Andanar’s dare compares with the stance taken against Zeid’s his Special Rapporteur for Extrajudicial and Summary Killings, Agnes Callamard, after the Duterte administration placed certain conditions if she wanted to investigate in the Philippines. 

Last May, Callamard took a controversial “academic visit” to the Philippines, during which she expressed her willingness to undertake an official visit to formally investigate the alleged extrajudicial killings under the Duterte administration. 

The United Nations has voiced its concerns over the administration’s bloody drug war. After Duterte won the presidency, former UN Secretary-General Ban Ki-moon condemned Duterte’s bloody war on drugs and his comments justifying the murder of some journalists.

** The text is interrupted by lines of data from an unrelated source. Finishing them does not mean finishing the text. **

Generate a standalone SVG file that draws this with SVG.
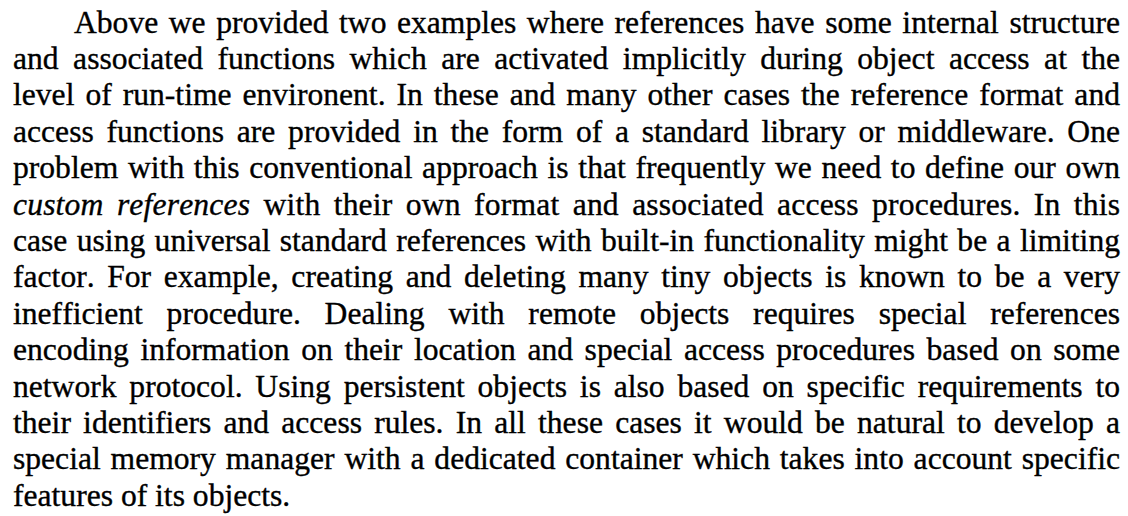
<svg xmlns="http://www.w3.org/2000/svg" width="1128" height="516" viewBox="0 0 1128 516">
  <style>
    .p { font-family: "Liberation Serif", "Times New Roman", serif; font-size: 31.6px; fill: #000; stroke: #000; stroke-width: 0.35px; font-kerning: none; font-variant-ligatures: none; }
    .i { font-style: italic; }
  </style>
  <rect x="0" y="0" width="1128" height="516" fill="#fff"/>
  <!-- justified paragraph: each line stretched to the column width -->
  <g id="paragraph">
    <text class="p" x="74" y="32.5" textLength="1046" lengthAdjust="spacing" word-spacing="2.63">Above we provided two examples where references have some internal structure</text>
    <text class="p" x="13" y="68.9" textLength="1107" lengthAdjust="spacing" word-spacing="6.56">and associated functions which are activated implicitly during object access at the</text>
    <text class="p" x="13" y="105.3" textLength="1107" lengthAdjust="spacing" word-spacing="3.07">level of run-time environent. In these and many other cases the reference format and</text>
    <text class="p" x="13" y="141.7" textLength="1107" lengthAdjust="spacing" word-spacing="4.82">access functions are provided in the form of a standard library or middleware. One</text>
    <text class="p" x="13" y="178.1" textLength="1107" lengthAdjust="spacing" word-spacing="1.78">problem with this conventional approach is that frequently we need to define our own</text>
    <text class="p" x="13" y="214.5" textLength="1107" lengthAdjust="spacing" word-spacing="5.3"><tspan class="i">custom references</tspan> with their own format and associated access procedures. In this</text>
    <text class="p" x="13" y="250.9" textLength="1107" lengthAdjust="spacing" word-spacing="1.45">case using universal standard references with built-in functionality might be a limiting</text>
    <text class="p" x="13" y="287.3" textLength="1107" lengthAdjust="spacing" word-spacing="4.72">factor. For example, creating and deleting many tiny objects is known to be a very</text>
    <text class="p" x="13" y="323.7" textLength="1107" lengthAdjust="spacing" word-spacing="15.85">inefficient procedure. Dealing with remote objects requires special references</text>
    <text class="p" x="13" y="360.1" textLength="1107" lengthAdjust="spacing" word-spacing="3.7">encoding information on their location and special access procedures based on some</text>
    <text class="p" x="13" y="396.5" textLength="1107" lengthAdjust="spacing" word-spacing="4.89">network protocol. Using persistent objects is also based on specific requirements to</text>
    <text class="p" x="13" y="432.9" textLength="1107" lengthAdjust="spacing" word-spacing="4.29">their identifiers and access rules. In all these cases it would be natural to develop a</text>
    <text class="p" x="13" y="469.3" textLength="1107" lengthAdjust="spacing" word-spacing="1.95">special memory manager with a dedicated container which takes into account specific</text>
    <text class="p" x="13" y="505.7">features of its objects.</text>
  </g>
</svg>
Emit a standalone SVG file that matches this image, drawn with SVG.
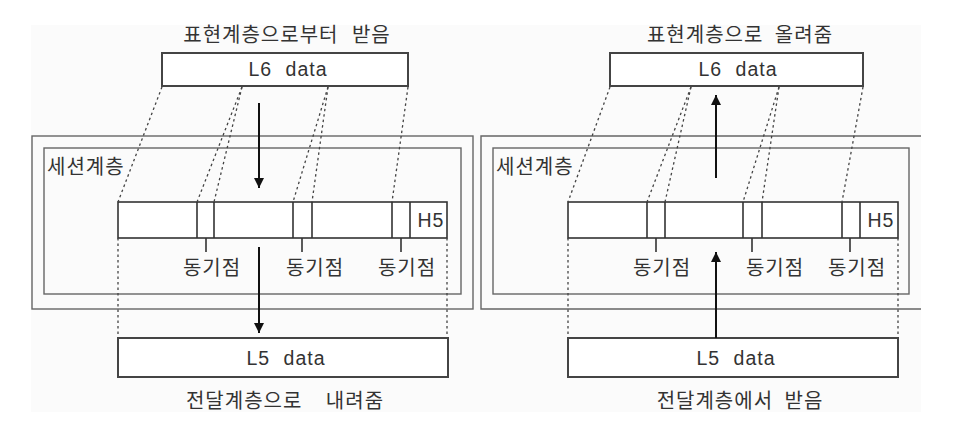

UN special rapporteurs Callamard and Dainius Puras had called on the Philippine government to stop the alleged extrajudicial killings in the country, but that made Duterte threaten to “separate from the United Nations.”

The Duterte administration has repeatedly denied the accusations and blamed the Commission on Human Rights and Duterte’s critics for giving the world the impression that the unexplained killings were state-sponsored.